Arizona Capitol Reports Staff//February 16, 2007//[read_meter]
Major reform of the payday lending industry appears unlikely this year, as proposals from two Republican lawmakers won’t make it out of their respective chambers.
Sen. Chuck Gray’s pair of proposals — one to limit the fee charged to consumers and one to ban the industry from Arizona — will die on the desk of a committee chairman who won’t hear them, and Rep. Marian McClure’s attempt to heavily regulate the industry failed in committee.
McClure’s bill, H2224, would have created a registry to track and record every payday loan in the state, eliminated loan rollovers and required all short-term loans to be 30 days with a 20-percent fee. Current law sets the length of payday loans at two weeks with a maximum fee of 15 percent. Consumers are allowed to roll the loan over — that is, receive a two-week extension on repayment for another 15-percent fee — three times under current statute.
“I think payday lending is an inherently broken product and I don’t know if it’s fixable,” the District 30 Republican said.
The registry was a sticking point for Republican members of the House Financial Institutions and Insurance Committee who voted against the bill.
Lawmaker: Tracking citizens a concern
Rep. Eddie Farnsworth, R-21, said he had “grave concerns” over creating a way for the government to track citizens, saying he feared it would set a dangerous precedent for future Legislatures to enable similar tracking “in every aspect of our lives.”
McClure, though, said a registry of all loan users is vital to weeding out the unscrupulous payday lenders who ignore state law by allowing consumers to take out more than one payday loan at a time. Without a way to track who is getting loans, she said, there is no way to effectively enforce the law.
She said it is doubly important to create a registry in light of dozens of Internet-only payday lenders who illegally lend to Arizonans at rates above those prescribed by statute.
But Farnsworth said it is not government’s job to ensure consumers don’t get themselves into financial trouble with debt stemming from payday loans when the state doesn’t do similar things for credit cards or mortgages.
“I’m missing why we’re trying to protect people from themselves in this industry and not in other industries,” he said. “Nobody’s forcing them to go in and borrow.”
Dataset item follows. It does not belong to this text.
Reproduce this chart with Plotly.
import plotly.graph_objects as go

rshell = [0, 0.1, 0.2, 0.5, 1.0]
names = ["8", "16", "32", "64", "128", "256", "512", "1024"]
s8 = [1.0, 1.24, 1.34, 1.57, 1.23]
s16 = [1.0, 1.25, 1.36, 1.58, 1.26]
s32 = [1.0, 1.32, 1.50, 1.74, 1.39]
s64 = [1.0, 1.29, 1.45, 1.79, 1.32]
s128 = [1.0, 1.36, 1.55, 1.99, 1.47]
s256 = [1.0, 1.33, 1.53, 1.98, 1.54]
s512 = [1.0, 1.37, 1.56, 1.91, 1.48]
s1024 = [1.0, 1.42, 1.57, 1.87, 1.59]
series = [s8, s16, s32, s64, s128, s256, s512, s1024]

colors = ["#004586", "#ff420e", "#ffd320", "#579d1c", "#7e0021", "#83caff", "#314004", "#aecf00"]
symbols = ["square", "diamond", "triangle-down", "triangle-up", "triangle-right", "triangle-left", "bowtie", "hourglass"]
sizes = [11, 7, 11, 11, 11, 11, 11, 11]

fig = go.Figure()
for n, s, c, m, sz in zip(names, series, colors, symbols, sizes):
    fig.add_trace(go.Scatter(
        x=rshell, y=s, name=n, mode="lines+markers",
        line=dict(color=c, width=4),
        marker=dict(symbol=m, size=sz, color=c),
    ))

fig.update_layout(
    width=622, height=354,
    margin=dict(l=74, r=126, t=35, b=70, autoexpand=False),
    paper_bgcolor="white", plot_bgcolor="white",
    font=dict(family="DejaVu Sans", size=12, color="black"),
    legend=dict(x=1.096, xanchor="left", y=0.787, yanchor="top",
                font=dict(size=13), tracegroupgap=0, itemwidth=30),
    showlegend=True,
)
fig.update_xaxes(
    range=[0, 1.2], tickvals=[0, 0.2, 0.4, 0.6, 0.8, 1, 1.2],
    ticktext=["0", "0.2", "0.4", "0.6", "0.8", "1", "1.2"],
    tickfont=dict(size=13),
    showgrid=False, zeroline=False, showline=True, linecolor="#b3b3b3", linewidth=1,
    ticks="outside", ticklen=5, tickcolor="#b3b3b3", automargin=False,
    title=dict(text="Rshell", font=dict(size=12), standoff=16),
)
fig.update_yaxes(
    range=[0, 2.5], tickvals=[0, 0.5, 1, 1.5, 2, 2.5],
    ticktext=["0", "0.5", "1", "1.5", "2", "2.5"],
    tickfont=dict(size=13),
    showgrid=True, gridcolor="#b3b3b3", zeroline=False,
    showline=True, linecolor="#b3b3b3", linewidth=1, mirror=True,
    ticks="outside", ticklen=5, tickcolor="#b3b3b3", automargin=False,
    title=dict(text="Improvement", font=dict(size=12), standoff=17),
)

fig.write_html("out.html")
A proposed amendment crafted by the payday lending industry would have lowered fees on the loans in exchange for a registry that only tracks consumers who enter into a repayment program with a lender if they can’t pay the loan back within two weeks. However, it was never formally offered in committee because McClure said she opposed it.
The bill was rejected 4-5 in the committee’s Feb. 12 hearing.